PATUNG LEMBUSWANA MUSEUM MULAWARMAN TENGGARONG, KALIMANTAN TIMUR
'Jalan rusak,' kata Bu Rian di kantor Inhutani Balikpapan, Kalimantan Timur. Beberapa detik pertama aku tidak melihat apa hubungan ke Bukit Bangkirai dengan jalan rusak. Terlalu shok untuk percaya artinya tidak bisa pergi ke sana. Padahal satu-satunya tujuanku terbang ke Balikpapan adalah KWA Bukit Bangkirai.
Life is a series of surprises. Emerson pernah bilang. Yeaah..sekali-kali biarlah begitu.
Tak kesampaian tujuan semula maka pergilah aku ke Samarinda karena itu negeri asal beberapa temanku. Lalu Tengggarong. Dari Terminal Batu Ampar aku naik bus tiga perempat yang sesak menuju utara, melalui Taman Hutan Rakyat (Tahura) Bukit Soeharto. Di jalan yang berkelok-kelok Pak Supir sempat melontar komentar perihal bagian dalam bukit sudah gundul karena tambang batubara, pohon-pohon hanya yang terlihat dari jalan.

MUSEUM MULAWARMAN
Museum Negeri Provinsi Kalimantan Timur 'Mulawarman' berbeda dengan kebanyakan museum negeri tidak terletak di ibukota provinsi, melainkan Tenggarong yang berjarak sekitar 40 kilometer dari Samarinda. Di sekeliling museum terdapat makam para sultan Kutai Kartanagara, Kedaton Koetai Kartanagara, Masjid Jami Hasanuddin, Planetarium Jagad Raya.
Museum dinamai menurut penguasa Kerajaan Kutai (corak Hindu) ketiga.

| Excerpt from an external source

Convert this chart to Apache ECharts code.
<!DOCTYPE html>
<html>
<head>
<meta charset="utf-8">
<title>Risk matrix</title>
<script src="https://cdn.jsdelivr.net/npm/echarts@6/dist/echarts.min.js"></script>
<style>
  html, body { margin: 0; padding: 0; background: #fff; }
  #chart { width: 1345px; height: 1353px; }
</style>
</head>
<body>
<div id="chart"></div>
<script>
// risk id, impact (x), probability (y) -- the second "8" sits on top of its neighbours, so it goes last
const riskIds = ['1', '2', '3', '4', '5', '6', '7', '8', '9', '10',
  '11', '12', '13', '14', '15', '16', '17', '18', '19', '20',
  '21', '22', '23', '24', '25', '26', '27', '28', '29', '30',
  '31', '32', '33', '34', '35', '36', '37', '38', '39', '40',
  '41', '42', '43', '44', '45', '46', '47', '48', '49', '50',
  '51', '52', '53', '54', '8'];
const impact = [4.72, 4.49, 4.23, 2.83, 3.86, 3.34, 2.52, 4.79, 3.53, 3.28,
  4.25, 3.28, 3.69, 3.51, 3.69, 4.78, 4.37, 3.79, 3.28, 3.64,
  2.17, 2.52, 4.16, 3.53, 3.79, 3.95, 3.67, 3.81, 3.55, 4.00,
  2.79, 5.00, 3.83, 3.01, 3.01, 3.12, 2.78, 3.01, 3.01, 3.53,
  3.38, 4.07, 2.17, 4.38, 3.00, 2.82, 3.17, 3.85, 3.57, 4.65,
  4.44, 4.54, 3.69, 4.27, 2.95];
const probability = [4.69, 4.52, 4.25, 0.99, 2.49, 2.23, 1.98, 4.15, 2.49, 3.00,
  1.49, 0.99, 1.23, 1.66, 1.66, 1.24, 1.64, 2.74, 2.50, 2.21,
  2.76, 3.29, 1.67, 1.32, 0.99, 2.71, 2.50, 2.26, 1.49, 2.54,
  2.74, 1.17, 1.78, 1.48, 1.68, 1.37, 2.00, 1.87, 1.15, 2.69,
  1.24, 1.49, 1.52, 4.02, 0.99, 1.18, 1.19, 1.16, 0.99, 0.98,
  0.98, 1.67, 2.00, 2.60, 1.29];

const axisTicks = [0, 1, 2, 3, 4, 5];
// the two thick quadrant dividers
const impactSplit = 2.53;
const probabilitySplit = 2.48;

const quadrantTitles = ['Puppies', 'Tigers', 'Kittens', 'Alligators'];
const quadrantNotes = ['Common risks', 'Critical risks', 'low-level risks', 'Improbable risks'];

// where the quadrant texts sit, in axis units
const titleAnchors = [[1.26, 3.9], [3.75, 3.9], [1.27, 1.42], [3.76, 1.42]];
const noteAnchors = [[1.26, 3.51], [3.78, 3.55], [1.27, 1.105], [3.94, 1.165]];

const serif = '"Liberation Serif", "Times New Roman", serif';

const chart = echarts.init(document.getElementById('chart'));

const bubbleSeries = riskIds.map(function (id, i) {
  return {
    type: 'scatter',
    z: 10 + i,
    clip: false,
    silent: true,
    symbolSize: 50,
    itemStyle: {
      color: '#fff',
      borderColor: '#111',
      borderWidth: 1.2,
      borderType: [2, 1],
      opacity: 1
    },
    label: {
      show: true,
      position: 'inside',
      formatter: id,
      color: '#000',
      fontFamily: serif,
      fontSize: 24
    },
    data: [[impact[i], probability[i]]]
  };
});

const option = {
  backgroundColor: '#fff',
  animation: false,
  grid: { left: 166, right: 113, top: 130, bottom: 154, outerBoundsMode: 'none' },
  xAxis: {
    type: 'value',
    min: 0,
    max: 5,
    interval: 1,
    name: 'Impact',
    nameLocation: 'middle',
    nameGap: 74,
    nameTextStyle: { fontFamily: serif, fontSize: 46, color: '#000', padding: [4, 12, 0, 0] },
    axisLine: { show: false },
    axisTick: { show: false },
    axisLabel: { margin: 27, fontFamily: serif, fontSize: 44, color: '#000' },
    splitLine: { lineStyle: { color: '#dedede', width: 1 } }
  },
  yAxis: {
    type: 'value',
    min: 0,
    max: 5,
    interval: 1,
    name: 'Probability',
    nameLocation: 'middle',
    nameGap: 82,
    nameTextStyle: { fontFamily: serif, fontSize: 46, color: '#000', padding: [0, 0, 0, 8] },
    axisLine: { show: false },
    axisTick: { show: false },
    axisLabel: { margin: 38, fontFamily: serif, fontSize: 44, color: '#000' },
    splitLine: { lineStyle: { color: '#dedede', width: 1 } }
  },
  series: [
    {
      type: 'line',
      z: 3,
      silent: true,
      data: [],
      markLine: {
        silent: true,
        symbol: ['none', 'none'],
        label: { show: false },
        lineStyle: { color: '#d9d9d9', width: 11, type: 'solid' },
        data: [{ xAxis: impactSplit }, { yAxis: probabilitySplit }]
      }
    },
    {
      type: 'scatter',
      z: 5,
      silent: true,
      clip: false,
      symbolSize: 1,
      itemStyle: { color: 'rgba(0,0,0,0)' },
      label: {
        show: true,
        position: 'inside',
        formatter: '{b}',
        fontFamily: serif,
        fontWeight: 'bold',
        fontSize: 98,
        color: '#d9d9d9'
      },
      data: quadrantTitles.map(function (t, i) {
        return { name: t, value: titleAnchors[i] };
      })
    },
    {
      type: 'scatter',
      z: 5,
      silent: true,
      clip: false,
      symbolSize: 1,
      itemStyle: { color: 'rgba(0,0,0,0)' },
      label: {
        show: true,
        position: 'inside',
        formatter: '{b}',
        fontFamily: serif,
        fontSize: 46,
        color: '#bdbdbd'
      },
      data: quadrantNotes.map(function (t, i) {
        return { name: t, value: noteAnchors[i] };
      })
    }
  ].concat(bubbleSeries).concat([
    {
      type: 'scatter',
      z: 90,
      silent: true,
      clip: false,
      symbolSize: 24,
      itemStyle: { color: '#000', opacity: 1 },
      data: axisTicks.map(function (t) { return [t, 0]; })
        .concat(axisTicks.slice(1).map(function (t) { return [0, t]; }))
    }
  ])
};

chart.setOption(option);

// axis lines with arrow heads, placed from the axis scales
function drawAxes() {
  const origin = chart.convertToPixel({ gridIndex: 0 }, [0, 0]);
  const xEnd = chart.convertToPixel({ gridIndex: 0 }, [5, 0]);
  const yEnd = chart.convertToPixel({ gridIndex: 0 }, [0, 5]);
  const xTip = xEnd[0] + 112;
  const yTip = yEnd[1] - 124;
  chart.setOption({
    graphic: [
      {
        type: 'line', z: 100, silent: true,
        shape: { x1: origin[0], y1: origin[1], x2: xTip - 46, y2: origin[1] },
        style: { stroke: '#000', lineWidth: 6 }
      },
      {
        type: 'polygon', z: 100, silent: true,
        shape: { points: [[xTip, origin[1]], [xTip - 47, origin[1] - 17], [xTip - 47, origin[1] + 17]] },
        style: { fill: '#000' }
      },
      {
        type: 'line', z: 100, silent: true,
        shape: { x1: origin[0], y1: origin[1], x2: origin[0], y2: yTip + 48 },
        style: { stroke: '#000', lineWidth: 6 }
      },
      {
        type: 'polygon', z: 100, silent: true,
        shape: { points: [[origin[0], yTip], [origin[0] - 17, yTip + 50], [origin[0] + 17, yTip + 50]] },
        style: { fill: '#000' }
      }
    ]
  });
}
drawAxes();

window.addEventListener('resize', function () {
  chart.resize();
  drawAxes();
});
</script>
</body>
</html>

Kerajaan tertua di Nusantara tersebut dikenali keberadaannya dari Prasasti Mulawarman berupa yupa atau tugu peringatan upacara kurban dari abad ke-5.
Setelah Prasasti Mulawarman tampaknya sulit melacak peninggalan tertulis hingga Kakawin Nagarakretagama (1364) menyebut Tanjung Kute sebagai salah satu negeri bawahan Majapahit.
Tanjung Kute yang dimaksud mungkinkah adalah Kerajaan Kutai Kartanagara yang bercorak Islam, diperkirakan berdiri pada awal abad ke-14. Semula berkedudukan di dekat Samarinda namun ibukota dipindahkan ke Tenggarong sejak abad ke-17.

RUANG PAMERAN
Museum Mulawarman terletak di Jalan Diponegoro, menghadap Sungai Mahakam. Bangunan berarsitektur kolonial dibangun sebagai Keraton Kutai Kartanagara pada 1932. Beberapa dekade kemudian, keraton diserahkan kepada pemerintah dan diresmikan sebagai Museum Mulawarman pada 1971. Oleh sebab itu lambang kesultanan yang disusun oleh Sultan Alimuddin masih terlihat di 'dahi' fasade bangunan.
Begitu pula sebagian koleksi museum berkaitan dengan Kesultanan Kutai Kartanagara. Regalia atau pusaka kerajaan diantaranya kursi singgasana sultan dan permaisuri berusia tiga perempat abad. Sepasang lembuswana, lambang kesultanan mengapit kursi singgasana yang dibuat di Burma pada 1855. Di belakang lembuswana tergantung lukisan Sultan Sulaiman (1845-1899) dan penerusnya Sultan Alimuddin (1899-1910).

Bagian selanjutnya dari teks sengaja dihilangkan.